IteratorExhaustedError: This iterator has already reached its end

Should something like this be allowed or even added to python? Why is this not the default behaviour?

aeros · August 24, 2020, 5:57pm

Generally speaking, iterators are intended to be iterated over only a single time. Once that first StopIteration occurs, the iterator has served its purpose, and is finished being used. In most cases where one would want to re-use the same iterator twice, they should be using a list or other iterable container instead. There are of course some exceptions, but this is the most common scenario in my experience (even more so for applicable situations to beginners).

This seems to be trying to solve an issue that only exists because of an incorrect assumption from beginners about how iterators are intended to be used, so I think that misunderstanding should be addressed rather than trying to implement protections against the mistake. It’s perfectly fine for beginners to make that mistake as long as they’re able to look up what they did wrong rather easily (typically by searching what StopIteration means and learning how iterators work).

To me, this doesn’t seem worth the cost of having to make changes to existing iterators that rely on StopIteration always occurring when exhausted, or changing expectations from an API perspective when dealing with iterators.
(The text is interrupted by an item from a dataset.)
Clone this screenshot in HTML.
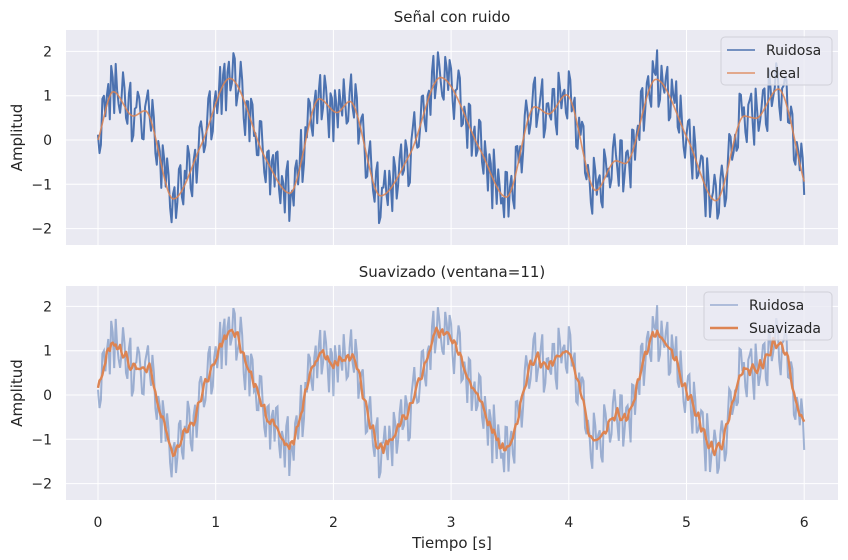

I’m just not seeing a real practical use case here that adequately justifies a change of a fundamental protocol.

fakuivan · August 24, 2020, 11:41pm

I gave the beginners case as an example, I did not say that this only occurs because of misconceptions by beginners.
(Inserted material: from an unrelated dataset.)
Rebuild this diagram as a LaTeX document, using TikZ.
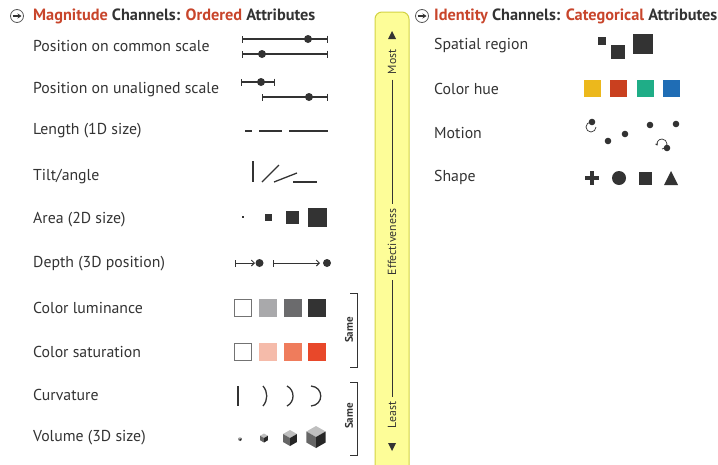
\documentclass[tikz,border=0pt]{standalone}
\usepackage{fontspec}
\setmainfont{PT Sans}
\usepackage{tikz}
\usetikzlibrary{arrows.meta,positioning}
\definecolor{magred}{HTML}{C8452B}
\definecolor{ink}{HTML}{333333}
\definecolor{barfill}{HTML}{FDFD98}
\definecolor{barline}{HTML}{D2D244}
\definecolor{lumA}{HTML}{A9A9AB}
\definecolor{lumB}{HTML}{6B6B6D}
\definecolor{satA}{HTML}{F5BBAA}
\definecolor{satB}{HTML}{EF7C5C}
\definecolor{satC}{HTML}{E8482A}
\definecolor{hueY}{HTML}{ECB81C}
\definecolor{hueR}{HTML}{C9401F}
\definecolor{hueG}{HTML}{1FAD87}
\definecolor{hueB}{HTML}{1F6DB5}
% isometric cube: centre x, centre y, half size
\newcommand\volcube[3]{%
  \fill[black!25] (#1,#2-#3) -- (#1+0.87*#3,#2-0.5*#3) -- (#1,#2) -- (#1-0.87*#3,#2-0.5*#3) -- cycle;
  \fill[black!60] (#1-0.87*#3,#2-0.5*#3) -- (#1,#2) -- (#1,#2+#3) -- (#1-0.87*#3,#2+0.5*#3) -- cycle;
  \fill[black!85] (#1,#2) -- (#1+0.87*#3,#2-0.5*#3) -- (#1+0.87*#3,#2+0.5*#3) -- (#1,#2+#3) -- cycle;}
% centred square: centre x, centre y, half size
\newcommand\sqbox[4][ink]{\fill[#1] (#2-#4,#3-#4) rectangle (#2+#4,#3+#4);}

\begin{document}
\begin{tikzpicture}[x=1pt,y=-1pt,
  lbl/.style={anchor=west,inner sep=0pt,text=ink,font=\fontsize{15.8}{18}\selectfont},
  hdr/.style={anchor=west,inner sep=0pt,text=ink,font=\fontsize{16.3}{19}\selectfont\bfseries},
  barlbl/.style={rotate=90,inner sep=5pt,text=ink,font=\fontsize{11.8}{14}\selectfont},
  samelbl/.style={rotate=90,inner sep=0pt,text=ink,font=\fontsize{11}{13}\selectfont\bfseries},
  ebar/.style={ink,line width=1.2pt,{Bar[width=7pt]}-{Bar[width=7pt]}},
  glyph/.style={ink,line width=1.3pt},
  icon/.style={ink,line width=1.1pt,-{Stealth[length=4pt,width=5pt]}}]
  \useasboundingbox (0,0) rectangle (718,464);

  % effectiveness bar
  \draw[barline,fill=barfill,line width=1pt,rounded corners=7pt] (375,475) -- (375,12) -- (409,12) -- (409,475);
  \node[barlbl] (most) at (392,62) {Most};
  \node[barlbl] (effect) at (392,242) {Effectiveness};
  \node[barlbl] (least) at (392,415) {Least};
  \draw[ink,line width=0.8pt] (most.west) -- (effect.east);
  \draw[ink,line width=0.8pt] (effect.west) -- (least.east);
  \fill[ink] (388,39) -- (396,39) -- (392,31) -- cycle;
  \fill[ink] (388,443) -- (396,443) -- (392,451) -- cycle;

  % headers
  \draw[black!65,line width=0.8pt] (17,16) circle (6.5);
  \draw[icon] (12.5,16) -- (21.5,16);
  \node[hdr] (maghdr) at (33,16) {\textcolor{magred}{Magnitude} Channels: \textcolor{magred}{Ordered} Attributes};
  \draw[black!65,line width=0.8pt] (422,16) circle (6.5);
  \draw[icon] (417.5,16) -- (426.5,16);
  \node[hdr] (idhdr) at (434,16) {\textcolor{magred}{Identity} Channels: \textcolor{magred}{Categorical} Attributes};

  % magnitude channels
  \node[lbl] (common) at (33,46) {Position on common scale};
  \draw[ebar] (242,39) -- (328,39);
  \fill[ink] (308,39) circle (4);
  \draw[ebar] (242,54) -- (328,54);
  \fill[ink] (262,54) circle (4);

  \node[lbl] (unaligned) at (33,90) {Position on unaligned scale};
  \draw[ebar] (241,82) -- (275,82);
  \fill[ink] (261,82) circle (4);
  \draw[ebar] (262,97) -- (328,97);
  \fill[ink] (309,97) circle (4);

  \node[lbl] (length) at (33,131) {Length (1D size)};
  \draw[glyph] (245,131) -- (252,131);
  \draw[glyph] (259,131) -- (282,131);
  \draw[glyph] (289,131) -- (328,131);

  \node[lbl] (tilt) at (33,177) {Tilt/angle};
  \draw[glyph] (253,161) -- (253,182);
  \draw[glyph] (262,182) -- (279,165);
  \draw[glyph] (274,182) -- (297,173);
  \draw[glyph] (293,182) -- (317,182);

  \node[lbl] (area) at (33,220) {Area (2D size)};
  \sqbox{243}{217}{1.2}
  \sqbox{268}{217}{3.5}
  \sqbox{292}{217}{6.5}
  \sqbox{317}{217}{9.5}

  \node[lbl] (depth) at (33,264) {Depth (3D position)};
  \draw[ink,line width=1pt,{Bar[width=7pt]}-{Straight Barb[length=3pt,width=6pt]}] (235,263) -- (255,263);
  \fill[ink] (259.5,263) circle (4);
  \draw[ink,line width=1pt,{Bar[width=7pt]}-{Straight Barb[length=3pt,width=6pt]}] (273,263) -- (320,263);
  \fill[ink] (327,263) circle (4);

  \node[lbl] (lumin) at (33,308) {Color luminance};
  \draw[black!55,line width=1pt] (234.5,299.5) rectangle (251.5,316.5);
  \sqbox[lumA]{268}{308}{9}
  \sqbox[lumB]{293}{308}{9}
  \sqbox[ink]{317}{308}{9}

  \node[lbl] (satur) at (33,352) {Color saturation};
  \draw[black!55,line width=1pt] (234.5,343.5) rectangle (251.5,360.5);
  \sqbox[satA]{268}{352}{9}
  \sqbox[satB]{293}{352}{9}
  \sqbox[satC]{317}{352}{9}

  \draw[ink,line width=1pt] (350,293) -- (357,293) -- (357,367) -- (350,367);
  \node[samelbl] (same1) at (349,330) {Same};

  \node[lbl] (curv) at (33,395) {Curvature};
  \draw[glyph] (238,386) -- (238,406);
  \draw[glyph] (263,386) .. controls (268,392) and (268,400) .. (263,406);
  \draw[glyph] (287,386) .. controls (295,390) and (295,402) .. (287,406);
  \draw[glyph] (311,386) .. controls (324,387) and (324,405) .. (311,406);

  \node[lbl] (volume) at (33,438) {Volume (3D size)};
  \volcube{240}{439}{2}
  \volcube{264}{438}{4.5}
  \volcube{290}{438}{8}
  \volcube{316}{437}{11}

  \draw[ink,line width=1pt] (350,382) -- (357,382) -- (357,455) -- (350,455);
  \node[samelbl] (same2) at (349,416) {Same};

  % identity channels
  \node[lbl] (spatial) at (434,46) {Spatial region};
  \sqbox{602}{41}{4}
  \sqbox{618}{52}{7}
  \sqbox{643}{44}{10}

  \node[lbl] (hue) at (434,89) {Color hue};
  \sqbox[hueY]{592}{88}{8.5}
  \sqbox[hueR]{618}{88}{8.5}
  \sqbox[hueG]{645}{88}{8.5}
  \sqbox[hueB]{671}{88}{8.5}

  \node[lbl] (motion) at (434,133) {Motion};
  \draw[ink,line width=0.7pt,-{Stealth[length=2.5pt,width=3pt]}] (596,127) arc (0:300:5);
  \fill[ink] (592,122) circle (3.3);
  \fill[ink] (608,141) circle (3.3);
  \fill[ink] (625,134) circle (3.3);
  \fill[ink] (650,125) circle (3.3);
  \fill[ink] (676,124) circle (3.3);
  \draw[ink,line width=0.7pt,-{Stealth[length=2.5pt,width=3pt]}] (662,149) arc (90:-200:5);
  \fill[ink] (667,148) circle (3.3);

  \node[lbl] (shape) at (434,177) {Shape};
  \fill[ink] (585,176) rectangle (599,180);
  \fill[ink] (590,171) rectangle (594,185);
  \fill[ink] (619,178) circle (7);
  \sqbox{645}{178}{6.5}
  \fill[ink] (664,185) -- (678,185) -- (671,171) -- cycle;
\end{tikzpicture}
\end{document}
Fair enough. I still don’t see why the reuse_guard class I posted should be considered a broken iterator implementation. Shouldn’t the spec say something along the lines of “iterators should not continue to try to yield values once StopIteration has been raised”?

guido · August 25, 2020, 1:34am

Because that would constrain other uses of iterators to refrain from calling next() on an exhausted iterator. While you’re right that newbies (and others too!) often do that by mistake, there are also legitimate situations where this behavior is useful so that some other wrapper doesn’t have to keep extra state to record whether the wrapped iterator is exhausted. The current specification makes clear that such a wrapper can just call next() and if it raises StopIteration the iterator was exhausted.